Rund 9 Prozent waren von Kurzarbeit betroffen, etwa 8 Prozent haben ihre Arbeitszeit reduziert, rund 31 Prozent der Befragten betreuten ihre Kinder, während sie im Homeoffice arbeiteten. Eine Situation, die der Elternvertretung zufolge sehr belastend ist. Aus diesem Grund fordern insbesondere genau diese Eltern eine schnellstmögliche Öffnung der Kitas noch vor den Sommerferien. 73 Prozent der Eltern sprachen sich dafür aus.

Doch selbst wenn die Kitas nun schrittweise wieder geöffnet werden, fangen viele Probleme erst an. Das Land hat inzwischen einen Rahmen-Hygieneplan vorgelegt, der einige Eckpunkte festlegt, wie für Infektionsschutz in den Einrichtungen gesorgt werden soll: So wird die Betreuung in möglichst kleinen und konstant zusammengesetzten Gruppen mit festen Bezugserziehern empfohlen, auch regelmäßiges Desinfizieren und Händewaschen. Bewegung und Singen in geschlossenen Räumen sollte vermieden werden, Tische in Gemeinschaftsräumen sind zu entzerren; eine Pflicht zum Tragen eines Mundschutzes besteht nicht. Bei Kindern wird eine Behelfsmaske sogar ausdrücklich abgelehnt, weil sie noch gar nicht damit umgehen könnten.

Schon jetzt hätten Kitas für die Notbetreuung Schutzvorkehrungen getroffen, sagt Dirk Bitterberg vom Awo-Bezirksverband. Zum Beispiel müssten die Eltern beim Abholen einen Mundschutz tragen, es gebe eine Schleuse an den Eingängen und Desinfektionsspender. „Das Bringen und Abholen ist ein Risiko“, sagt Bitterberg. Die stufenweise Rückkehr zum Regelbetrieb dürfe kein Experiment auf Kosten des Personals werden. Denn wer mit kleinen Kindern arbeite, die engen Kontakt brauchen, könne keine Schutzausrüstung tragen und auch keine Abstandsregeln einhalten. Wünschenswert wäre es, wenn es deshalb für Fachkräfte in den Kitas regelmäßige Corona-Tests gebe.

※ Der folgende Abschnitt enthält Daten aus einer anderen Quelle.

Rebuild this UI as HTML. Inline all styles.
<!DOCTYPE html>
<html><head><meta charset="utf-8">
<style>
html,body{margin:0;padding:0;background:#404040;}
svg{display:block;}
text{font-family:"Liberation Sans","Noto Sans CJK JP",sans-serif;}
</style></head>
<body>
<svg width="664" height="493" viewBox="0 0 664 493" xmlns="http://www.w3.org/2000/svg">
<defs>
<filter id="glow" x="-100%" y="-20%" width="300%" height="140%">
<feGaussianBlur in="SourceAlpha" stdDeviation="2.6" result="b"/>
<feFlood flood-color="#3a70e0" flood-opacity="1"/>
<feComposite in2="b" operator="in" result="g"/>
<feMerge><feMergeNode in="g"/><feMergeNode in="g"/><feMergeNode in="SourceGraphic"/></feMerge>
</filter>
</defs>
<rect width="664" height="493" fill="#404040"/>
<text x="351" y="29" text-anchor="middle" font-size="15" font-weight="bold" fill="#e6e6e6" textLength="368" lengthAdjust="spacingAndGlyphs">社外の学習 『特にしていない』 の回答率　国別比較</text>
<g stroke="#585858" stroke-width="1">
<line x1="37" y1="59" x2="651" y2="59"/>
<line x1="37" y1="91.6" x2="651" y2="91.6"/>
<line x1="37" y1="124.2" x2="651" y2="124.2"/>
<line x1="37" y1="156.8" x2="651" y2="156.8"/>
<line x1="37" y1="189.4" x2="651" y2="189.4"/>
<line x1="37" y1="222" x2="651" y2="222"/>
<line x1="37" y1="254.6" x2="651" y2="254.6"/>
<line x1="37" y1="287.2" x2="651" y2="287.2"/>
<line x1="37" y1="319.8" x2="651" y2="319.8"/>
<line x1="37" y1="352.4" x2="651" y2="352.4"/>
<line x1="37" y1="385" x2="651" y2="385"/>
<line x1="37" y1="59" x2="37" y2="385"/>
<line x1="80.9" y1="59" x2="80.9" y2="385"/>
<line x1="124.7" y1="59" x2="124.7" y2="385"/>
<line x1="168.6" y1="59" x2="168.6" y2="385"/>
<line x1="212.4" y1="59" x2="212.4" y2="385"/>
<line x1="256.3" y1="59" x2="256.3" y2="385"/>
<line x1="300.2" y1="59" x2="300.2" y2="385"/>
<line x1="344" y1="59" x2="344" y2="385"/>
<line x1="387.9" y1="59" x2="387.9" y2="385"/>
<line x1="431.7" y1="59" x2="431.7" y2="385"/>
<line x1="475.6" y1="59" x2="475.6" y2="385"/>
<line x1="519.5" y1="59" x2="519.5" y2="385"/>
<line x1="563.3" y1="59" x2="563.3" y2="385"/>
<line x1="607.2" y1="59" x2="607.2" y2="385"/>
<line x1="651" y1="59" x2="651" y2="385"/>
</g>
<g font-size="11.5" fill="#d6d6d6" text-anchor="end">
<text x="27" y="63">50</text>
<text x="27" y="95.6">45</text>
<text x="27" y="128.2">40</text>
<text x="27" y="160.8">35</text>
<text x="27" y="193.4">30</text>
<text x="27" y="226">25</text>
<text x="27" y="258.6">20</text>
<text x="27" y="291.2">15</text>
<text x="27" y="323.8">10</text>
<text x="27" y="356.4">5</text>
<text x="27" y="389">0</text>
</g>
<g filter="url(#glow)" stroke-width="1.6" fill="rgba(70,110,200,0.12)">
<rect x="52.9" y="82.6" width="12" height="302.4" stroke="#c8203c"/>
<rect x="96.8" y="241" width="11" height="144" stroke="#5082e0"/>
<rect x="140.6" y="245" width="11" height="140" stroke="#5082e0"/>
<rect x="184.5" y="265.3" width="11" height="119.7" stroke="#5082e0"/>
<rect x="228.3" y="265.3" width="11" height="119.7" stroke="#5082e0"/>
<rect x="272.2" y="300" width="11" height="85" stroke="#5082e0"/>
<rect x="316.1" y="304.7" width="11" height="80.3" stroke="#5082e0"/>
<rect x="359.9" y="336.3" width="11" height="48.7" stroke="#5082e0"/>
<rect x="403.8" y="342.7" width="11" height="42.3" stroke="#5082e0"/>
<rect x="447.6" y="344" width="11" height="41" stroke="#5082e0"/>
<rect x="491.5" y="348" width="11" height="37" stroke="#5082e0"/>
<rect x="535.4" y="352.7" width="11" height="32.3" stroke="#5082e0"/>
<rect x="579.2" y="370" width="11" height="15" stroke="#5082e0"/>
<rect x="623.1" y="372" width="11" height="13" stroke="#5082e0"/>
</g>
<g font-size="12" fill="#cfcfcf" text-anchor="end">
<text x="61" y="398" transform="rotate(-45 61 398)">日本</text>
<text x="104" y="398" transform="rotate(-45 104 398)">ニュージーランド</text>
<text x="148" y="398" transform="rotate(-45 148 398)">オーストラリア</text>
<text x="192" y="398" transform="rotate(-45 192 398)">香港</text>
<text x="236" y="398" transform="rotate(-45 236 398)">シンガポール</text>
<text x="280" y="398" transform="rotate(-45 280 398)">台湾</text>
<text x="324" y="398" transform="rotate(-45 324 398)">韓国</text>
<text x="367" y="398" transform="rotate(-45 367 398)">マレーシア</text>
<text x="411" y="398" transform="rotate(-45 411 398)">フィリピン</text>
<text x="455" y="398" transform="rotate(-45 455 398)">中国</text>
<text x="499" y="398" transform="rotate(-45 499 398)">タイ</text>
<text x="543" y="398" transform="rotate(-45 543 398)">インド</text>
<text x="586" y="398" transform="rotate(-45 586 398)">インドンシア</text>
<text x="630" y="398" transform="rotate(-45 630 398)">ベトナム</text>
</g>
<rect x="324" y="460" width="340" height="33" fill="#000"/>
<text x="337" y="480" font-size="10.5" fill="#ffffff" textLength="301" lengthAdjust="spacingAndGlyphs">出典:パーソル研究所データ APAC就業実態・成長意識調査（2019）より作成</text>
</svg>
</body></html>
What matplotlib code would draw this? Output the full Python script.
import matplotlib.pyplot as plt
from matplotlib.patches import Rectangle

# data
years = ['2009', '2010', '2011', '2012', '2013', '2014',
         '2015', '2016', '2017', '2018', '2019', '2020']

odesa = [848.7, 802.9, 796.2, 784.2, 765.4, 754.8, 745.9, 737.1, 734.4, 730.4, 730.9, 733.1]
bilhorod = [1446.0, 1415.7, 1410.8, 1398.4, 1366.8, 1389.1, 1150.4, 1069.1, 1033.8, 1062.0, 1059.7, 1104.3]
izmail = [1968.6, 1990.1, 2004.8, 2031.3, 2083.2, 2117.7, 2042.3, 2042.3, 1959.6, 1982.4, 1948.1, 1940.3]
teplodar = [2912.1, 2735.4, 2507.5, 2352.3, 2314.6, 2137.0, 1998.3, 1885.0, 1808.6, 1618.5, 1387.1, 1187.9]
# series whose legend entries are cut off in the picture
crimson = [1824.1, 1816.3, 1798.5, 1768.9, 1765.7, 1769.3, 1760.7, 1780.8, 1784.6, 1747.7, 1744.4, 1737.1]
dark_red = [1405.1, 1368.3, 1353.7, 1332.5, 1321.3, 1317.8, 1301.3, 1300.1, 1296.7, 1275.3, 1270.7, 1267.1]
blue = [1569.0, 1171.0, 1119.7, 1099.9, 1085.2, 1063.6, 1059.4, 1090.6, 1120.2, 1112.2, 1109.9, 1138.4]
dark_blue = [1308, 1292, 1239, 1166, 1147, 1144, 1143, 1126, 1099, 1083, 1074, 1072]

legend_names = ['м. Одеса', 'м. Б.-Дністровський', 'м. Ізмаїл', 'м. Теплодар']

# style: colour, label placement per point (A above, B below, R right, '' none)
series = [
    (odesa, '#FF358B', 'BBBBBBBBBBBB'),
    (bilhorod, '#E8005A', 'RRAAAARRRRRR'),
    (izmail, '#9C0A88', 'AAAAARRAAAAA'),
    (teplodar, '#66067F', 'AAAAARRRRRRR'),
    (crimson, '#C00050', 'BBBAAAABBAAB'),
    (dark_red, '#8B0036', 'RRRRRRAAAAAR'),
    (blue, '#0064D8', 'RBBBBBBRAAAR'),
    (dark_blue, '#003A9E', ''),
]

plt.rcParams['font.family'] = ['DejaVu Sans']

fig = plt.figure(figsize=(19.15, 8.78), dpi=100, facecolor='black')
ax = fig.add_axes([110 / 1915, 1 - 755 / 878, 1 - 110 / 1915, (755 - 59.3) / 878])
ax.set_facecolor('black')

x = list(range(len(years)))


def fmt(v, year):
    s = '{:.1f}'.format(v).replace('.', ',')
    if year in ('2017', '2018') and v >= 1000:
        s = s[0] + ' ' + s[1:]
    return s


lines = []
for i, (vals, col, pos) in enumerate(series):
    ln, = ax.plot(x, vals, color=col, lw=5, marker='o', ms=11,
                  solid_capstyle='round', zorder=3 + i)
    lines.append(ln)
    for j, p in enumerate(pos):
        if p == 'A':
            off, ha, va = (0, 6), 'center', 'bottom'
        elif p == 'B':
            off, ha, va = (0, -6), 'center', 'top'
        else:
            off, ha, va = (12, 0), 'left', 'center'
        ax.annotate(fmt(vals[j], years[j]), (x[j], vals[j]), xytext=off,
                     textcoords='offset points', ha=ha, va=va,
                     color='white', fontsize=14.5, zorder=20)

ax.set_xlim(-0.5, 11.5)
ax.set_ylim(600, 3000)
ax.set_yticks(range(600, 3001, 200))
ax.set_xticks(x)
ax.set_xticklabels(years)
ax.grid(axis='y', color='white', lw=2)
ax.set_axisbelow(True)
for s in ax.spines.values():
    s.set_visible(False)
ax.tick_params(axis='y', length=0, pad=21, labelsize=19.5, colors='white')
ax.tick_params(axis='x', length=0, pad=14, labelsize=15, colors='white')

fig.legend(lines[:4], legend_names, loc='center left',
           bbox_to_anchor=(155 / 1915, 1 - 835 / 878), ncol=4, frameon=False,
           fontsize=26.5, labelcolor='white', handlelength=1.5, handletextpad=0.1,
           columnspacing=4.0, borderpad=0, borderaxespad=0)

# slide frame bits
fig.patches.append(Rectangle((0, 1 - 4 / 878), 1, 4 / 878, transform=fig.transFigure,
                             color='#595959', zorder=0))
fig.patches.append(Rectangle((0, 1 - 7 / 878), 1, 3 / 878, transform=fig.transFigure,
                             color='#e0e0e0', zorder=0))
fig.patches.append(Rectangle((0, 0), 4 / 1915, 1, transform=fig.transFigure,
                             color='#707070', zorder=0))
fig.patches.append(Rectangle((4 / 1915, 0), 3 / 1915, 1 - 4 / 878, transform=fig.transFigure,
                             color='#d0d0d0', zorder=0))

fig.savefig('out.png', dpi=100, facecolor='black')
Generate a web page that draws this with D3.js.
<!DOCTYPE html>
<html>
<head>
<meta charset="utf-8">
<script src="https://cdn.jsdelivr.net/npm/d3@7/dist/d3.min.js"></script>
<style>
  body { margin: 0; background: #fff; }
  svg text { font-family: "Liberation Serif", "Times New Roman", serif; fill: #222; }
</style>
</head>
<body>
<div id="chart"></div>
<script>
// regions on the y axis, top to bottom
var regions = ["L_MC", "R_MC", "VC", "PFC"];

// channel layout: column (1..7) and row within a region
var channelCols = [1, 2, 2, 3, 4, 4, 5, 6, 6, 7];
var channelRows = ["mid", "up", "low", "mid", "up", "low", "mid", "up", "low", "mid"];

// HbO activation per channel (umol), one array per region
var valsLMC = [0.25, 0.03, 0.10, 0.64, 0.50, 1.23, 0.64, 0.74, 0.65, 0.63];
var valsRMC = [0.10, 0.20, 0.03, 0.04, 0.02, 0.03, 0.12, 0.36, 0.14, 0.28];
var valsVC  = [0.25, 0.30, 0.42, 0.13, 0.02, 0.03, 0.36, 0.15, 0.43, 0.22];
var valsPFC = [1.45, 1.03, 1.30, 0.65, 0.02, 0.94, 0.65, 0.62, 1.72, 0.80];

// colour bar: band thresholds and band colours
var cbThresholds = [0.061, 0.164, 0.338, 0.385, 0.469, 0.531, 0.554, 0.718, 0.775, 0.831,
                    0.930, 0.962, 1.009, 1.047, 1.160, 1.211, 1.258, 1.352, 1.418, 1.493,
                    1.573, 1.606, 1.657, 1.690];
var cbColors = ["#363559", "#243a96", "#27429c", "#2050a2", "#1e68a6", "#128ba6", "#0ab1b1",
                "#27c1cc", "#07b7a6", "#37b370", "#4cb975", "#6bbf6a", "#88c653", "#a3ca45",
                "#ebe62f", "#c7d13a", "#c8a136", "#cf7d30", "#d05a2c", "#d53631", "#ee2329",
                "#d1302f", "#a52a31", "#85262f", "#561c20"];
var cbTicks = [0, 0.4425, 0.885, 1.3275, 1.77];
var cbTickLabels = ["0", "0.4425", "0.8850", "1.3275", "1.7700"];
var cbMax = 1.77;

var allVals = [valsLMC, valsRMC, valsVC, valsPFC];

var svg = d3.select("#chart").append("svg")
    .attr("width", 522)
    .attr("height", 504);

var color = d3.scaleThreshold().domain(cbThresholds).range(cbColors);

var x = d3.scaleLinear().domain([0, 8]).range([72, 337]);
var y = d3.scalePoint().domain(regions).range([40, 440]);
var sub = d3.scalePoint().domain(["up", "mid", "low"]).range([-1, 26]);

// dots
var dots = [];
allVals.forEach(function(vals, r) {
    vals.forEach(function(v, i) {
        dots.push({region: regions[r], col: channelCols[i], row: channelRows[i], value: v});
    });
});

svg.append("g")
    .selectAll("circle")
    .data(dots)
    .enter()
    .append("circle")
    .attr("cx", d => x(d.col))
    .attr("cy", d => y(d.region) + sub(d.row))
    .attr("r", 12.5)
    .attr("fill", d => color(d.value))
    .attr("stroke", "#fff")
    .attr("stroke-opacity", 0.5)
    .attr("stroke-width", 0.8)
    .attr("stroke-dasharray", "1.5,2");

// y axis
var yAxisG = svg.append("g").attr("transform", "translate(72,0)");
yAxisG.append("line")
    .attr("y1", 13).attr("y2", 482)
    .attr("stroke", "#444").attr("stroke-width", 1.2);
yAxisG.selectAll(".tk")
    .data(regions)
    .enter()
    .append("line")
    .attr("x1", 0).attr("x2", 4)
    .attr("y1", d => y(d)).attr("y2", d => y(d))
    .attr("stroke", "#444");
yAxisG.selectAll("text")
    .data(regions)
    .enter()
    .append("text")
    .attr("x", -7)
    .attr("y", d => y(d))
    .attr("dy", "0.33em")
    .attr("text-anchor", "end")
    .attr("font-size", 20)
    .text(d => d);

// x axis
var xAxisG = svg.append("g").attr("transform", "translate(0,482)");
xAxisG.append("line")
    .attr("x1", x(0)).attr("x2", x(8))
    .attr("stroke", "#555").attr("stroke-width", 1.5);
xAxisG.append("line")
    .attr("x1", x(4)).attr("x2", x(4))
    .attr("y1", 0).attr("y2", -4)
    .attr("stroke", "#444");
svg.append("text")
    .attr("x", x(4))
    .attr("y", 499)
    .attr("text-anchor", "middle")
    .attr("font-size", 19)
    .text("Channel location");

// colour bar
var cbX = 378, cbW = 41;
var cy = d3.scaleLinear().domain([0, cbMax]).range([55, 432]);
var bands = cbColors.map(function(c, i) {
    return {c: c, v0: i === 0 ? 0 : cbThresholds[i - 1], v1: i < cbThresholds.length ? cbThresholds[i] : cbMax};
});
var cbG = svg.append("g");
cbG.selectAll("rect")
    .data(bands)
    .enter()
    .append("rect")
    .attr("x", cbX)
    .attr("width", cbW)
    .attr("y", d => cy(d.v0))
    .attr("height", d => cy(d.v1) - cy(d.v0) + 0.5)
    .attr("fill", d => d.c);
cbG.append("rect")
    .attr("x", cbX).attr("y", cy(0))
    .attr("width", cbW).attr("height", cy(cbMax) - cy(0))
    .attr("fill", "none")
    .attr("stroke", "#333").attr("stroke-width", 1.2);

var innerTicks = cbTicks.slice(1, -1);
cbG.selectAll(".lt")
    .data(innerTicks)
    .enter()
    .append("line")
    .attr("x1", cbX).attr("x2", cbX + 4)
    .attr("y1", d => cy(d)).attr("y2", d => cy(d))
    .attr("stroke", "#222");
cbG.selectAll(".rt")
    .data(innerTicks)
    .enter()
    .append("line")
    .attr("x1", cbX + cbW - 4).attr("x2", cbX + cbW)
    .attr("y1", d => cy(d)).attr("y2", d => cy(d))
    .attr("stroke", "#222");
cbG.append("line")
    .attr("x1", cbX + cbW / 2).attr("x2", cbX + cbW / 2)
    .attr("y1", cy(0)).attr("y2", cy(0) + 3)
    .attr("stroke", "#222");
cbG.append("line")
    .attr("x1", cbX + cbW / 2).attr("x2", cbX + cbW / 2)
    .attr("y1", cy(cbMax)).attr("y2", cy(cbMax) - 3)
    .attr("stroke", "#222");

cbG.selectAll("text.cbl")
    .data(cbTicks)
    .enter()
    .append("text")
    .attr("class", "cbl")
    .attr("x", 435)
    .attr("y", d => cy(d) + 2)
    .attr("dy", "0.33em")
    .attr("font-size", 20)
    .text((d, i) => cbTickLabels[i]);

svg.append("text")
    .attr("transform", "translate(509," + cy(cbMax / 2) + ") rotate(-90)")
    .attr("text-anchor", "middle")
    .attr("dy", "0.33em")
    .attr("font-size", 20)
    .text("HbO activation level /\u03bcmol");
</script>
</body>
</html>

Die Eltern stehen dagegen noch vor anderen Ungewissheiten: Was ist mit den Kindern, die monatelang keine Kita von innen gesehen haben, keinen Kontakt zu den Erziehern hatten? Sie könnten nicht einfach zurückgeschickt werden, als sei gar nichts geschehen, ist Christine Heymann-Splinter von der Landeselternvertretung der Kitas überzeugt. „Wie soll die Eingewöhnung funktionieren, wenn Eltern ihre Urlaubstage aufgebraucht haben?“ Von Normalität könne auch bei der Rückkehr zum Regelbetrieb noch lange nicht die Rede sein.